The dog ended up in the impound after he attacked an officer, Burnette said.

The police received a call from a citizen on Gillespie Street that a dog was trying to come through her glass door to get her.

When Officer Tyler Morace arrived at the scene, he whistled to get the dog’s attention, and the dog turned and started to trot toward the officer as if to comply, Burnette said.

“When he got right up to the young man, he lunged at him and tried to bite him,” Burnette said.

Morace was able to hold the dog off until Burnette could catch him with a choke pole, and escaped without any injuries.

“I don’t know how that young man did it,” Burnette said.

It was a good thing the police were able to catch the vicious animal when — and where — they did.

“The house where we caught (the dog) was half a block from (Vidalia) Junior High,” Burnette said. “What if the school had been having a recess?”

One kennel over is another pit bull, also injured and curled up in a ball, not even bothering to lift his head at the approach of strangers.

That animal didn’t show any evidence of being a fighting dog himself, but the problem was that he wandered within reach of one that probably was and had to be rescued by animal control officers, Burnette said.

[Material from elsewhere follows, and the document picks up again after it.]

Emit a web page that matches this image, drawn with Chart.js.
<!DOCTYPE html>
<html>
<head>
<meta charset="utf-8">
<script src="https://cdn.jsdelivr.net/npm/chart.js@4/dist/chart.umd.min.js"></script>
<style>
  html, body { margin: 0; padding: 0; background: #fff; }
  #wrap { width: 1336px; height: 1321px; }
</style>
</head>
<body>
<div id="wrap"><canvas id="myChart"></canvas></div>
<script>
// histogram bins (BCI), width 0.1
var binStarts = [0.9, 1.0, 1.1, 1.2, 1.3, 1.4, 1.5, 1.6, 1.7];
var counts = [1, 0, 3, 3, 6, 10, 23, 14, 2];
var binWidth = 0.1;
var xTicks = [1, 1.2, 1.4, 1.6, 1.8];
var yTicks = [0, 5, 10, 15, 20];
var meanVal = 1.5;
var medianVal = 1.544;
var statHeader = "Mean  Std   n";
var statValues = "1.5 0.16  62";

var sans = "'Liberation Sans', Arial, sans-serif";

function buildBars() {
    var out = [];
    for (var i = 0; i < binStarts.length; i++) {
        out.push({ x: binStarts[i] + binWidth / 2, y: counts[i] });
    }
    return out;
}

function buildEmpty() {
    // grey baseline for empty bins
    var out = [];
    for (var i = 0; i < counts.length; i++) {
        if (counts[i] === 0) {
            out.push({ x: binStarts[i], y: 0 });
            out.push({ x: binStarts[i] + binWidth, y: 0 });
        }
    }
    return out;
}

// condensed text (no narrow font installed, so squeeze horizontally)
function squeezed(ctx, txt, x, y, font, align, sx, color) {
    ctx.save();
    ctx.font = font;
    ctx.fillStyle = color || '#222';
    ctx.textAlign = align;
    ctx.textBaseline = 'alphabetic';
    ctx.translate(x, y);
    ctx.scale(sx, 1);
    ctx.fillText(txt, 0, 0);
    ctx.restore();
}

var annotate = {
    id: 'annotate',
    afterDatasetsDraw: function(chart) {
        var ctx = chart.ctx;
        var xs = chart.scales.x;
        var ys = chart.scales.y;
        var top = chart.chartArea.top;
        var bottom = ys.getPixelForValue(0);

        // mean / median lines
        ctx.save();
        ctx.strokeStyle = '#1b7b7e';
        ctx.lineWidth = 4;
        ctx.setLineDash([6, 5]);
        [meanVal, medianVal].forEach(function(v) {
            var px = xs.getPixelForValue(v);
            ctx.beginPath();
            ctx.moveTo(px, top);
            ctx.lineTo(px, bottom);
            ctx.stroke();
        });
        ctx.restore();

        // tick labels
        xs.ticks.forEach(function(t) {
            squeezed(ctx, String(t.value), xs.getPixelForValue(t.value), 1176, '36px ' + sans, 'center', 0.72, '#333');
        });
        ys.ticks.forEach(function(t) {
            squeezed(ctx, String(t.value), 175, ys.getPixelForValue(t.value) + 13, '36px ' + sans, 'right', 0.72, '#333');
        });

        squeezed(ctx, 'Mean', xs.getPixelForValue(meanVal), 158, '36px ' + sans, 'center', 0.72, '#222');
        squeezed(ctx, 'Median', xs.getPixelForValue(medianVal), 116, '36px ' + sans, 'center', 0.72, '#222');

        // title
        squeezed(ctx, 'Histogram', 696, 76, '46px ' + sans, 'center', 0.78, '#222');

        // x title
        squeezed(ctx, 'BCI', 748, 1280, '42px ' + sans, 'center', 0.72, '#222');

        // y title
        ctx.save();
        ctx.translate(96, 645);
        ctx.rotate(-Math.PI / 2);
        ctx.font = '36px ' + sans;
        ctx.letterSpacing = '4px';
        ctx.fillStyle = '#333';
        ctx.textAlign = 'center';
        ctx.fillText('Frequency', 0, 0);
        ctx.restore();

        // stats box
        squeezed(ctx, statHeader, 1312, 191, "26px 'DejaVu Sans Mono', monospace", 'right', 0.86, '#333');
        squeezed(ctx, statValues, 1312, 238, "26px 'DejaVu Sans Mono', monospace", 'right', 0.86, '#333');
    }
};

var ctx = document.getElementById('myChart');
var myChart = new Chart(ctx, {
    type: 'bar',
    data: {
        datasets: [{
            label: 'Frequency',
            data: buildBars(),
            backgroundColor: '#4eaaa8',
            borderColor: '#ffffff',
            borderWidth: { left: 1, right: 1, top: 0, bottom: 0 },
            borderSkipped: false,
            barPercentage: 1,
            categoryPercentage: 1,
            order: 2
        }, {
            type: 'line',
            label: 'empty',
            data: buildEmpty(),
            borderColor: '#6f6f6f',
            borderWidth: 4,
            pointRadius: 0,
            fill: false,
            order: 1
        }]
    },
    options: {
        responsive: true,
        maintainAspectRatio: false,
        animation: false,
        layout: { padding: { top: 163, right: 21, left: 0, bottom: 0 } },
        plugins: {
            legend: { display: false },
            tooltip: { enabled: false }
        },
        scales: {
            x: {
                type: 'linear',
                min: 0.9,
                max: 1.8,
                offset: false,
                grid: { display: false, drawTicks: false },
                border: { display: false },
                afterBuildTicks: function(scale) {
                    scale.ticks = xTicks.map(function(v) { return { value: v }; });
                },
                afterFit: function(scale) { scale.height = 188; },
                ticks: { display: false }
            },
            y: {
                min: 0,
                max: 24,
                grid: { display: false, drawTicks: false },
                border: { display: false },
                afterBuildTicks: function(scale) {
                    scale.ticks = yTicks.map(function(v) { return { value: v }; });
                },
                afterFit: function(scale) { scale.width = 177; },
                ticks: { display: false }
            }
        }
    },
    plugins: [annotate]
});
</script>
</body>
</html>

“He just sits there back in the corner,” Burnette said. “He doesn’t want to do anything. He’s hurt.”

While the dog waits and nurses his wounds, no one has come to claim him.

Vidalia Police Chief Ronnie G. “Tapper” Hendricks said he knows that illegal dog fighting goes on, but that it’s a matter of catching the people in the act.

“Most of the time when we find these animals, they’re just loose in the street,” he said. “No one wants to claim them because they know that (dog fighting) is highly illegal.”

The owners of the dog that attacked the officer have come to the police station to claim it, but the police aren’t ready to release it just yet, Hendricks said.

The police are considering pressing charges of criminal neglect to animals for the dog’s untreated wounds. Anyone who is caught fighting dogs would be charged with cruelty to animals, Hendricks said.

Some municipalities have bans in effect for so-called vicious animals like pit bulls, and Hendricks said at the least he would like to see some kind of tracking system put in place for animals with known vicious behaviors.

“If your dog has bitten someone or had trouble in the past, they would do implants on animals to track them,” he said. “It would be just like a convicted felon.”

For now, though, at least one accused dog is going to have to wait at the pound.

“I’m not going to let him out of the cage until my superiors tell me to,” Burnette said.